Data shows that using ear-to-ear-spread restrictions protects a lot more quality yearling bucks, and there are success stories to back this up. QDM was implemented with a seven-point minimum at the 3,300-acre Chesapeake Farms in eastern Maryland in 1994. Doe harvest was also increased, and 23 antlered bucks and 120 does were harvested from 1994 to 1996. In 1997 managers went to a 16-inch-outside-spread minimum. From 1997 to 2000, the buck harvest was 31 and doe harvest was 144. Before QDM, 58 percent of all harvested bucks were yearlings. After the spread rule was implemented, only 14 percent of harvested bucks were yearlings. Spread restrictions work. Oh yes — the harvest of bucks older than 3 1/2 years jumped from 22 to 54 percent.

But the biggest success story using the spread antler restriction took place in Texas. The Texas Parks and Wildlife Department implemented a 13-inch-spread minimum for six counties in 2002. At the same time, it conducted extensive, voluntary education programs so that hunters could better identify legal bucks in the field. Prior to 2002, 52 percent of the legal buck harvest was composed of yearlings and only 16 percent were bucks at least 3 1/2 years old. Three years later, the yearling harvest was only 14 percent and the 3 1/2-year-and-older buck harvest was 32 percent. This experiment worked so well that in 2007 it was expanded to 61 counties. And get this: Last year the harvest of bucks more than 4 1/2 years of age was 39 percent of the total buck harvest. Inside spread works when hunters follow the rules.

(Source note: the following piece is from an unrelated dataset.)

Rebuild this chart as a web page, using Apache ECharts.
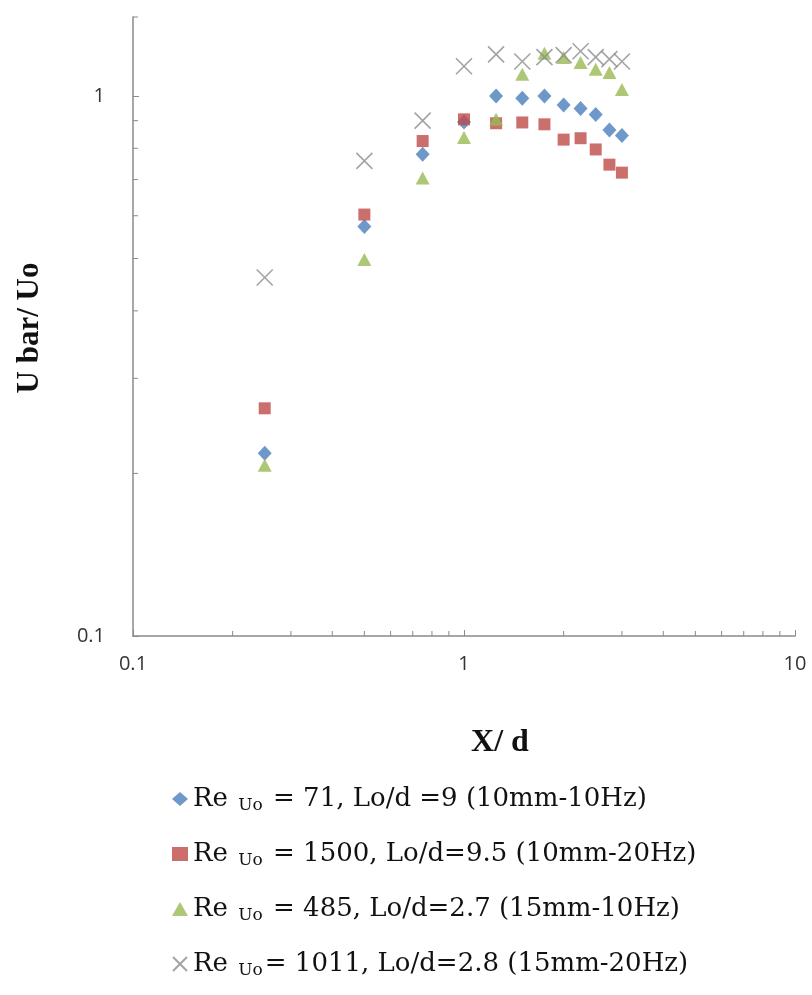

That’s the key to whether you can have success with QDM on your property. Do whatever it takes to ensure hunters follow the rules. If hunters continue to shoot small bucks, develop a fine system, with proceeds going into the food plot development account. Make it a stiff fine that has some teeth. Encourage higher doe harvests, and make sure hunters only shoot doe fawns. Consider using ear-to-ear spread as the antler restriction and develop an educational program to ensure that hunters know the difference between legal bucks and those they should let walk. Do these things, and you can watch your doe and buck quality improve rather quickly.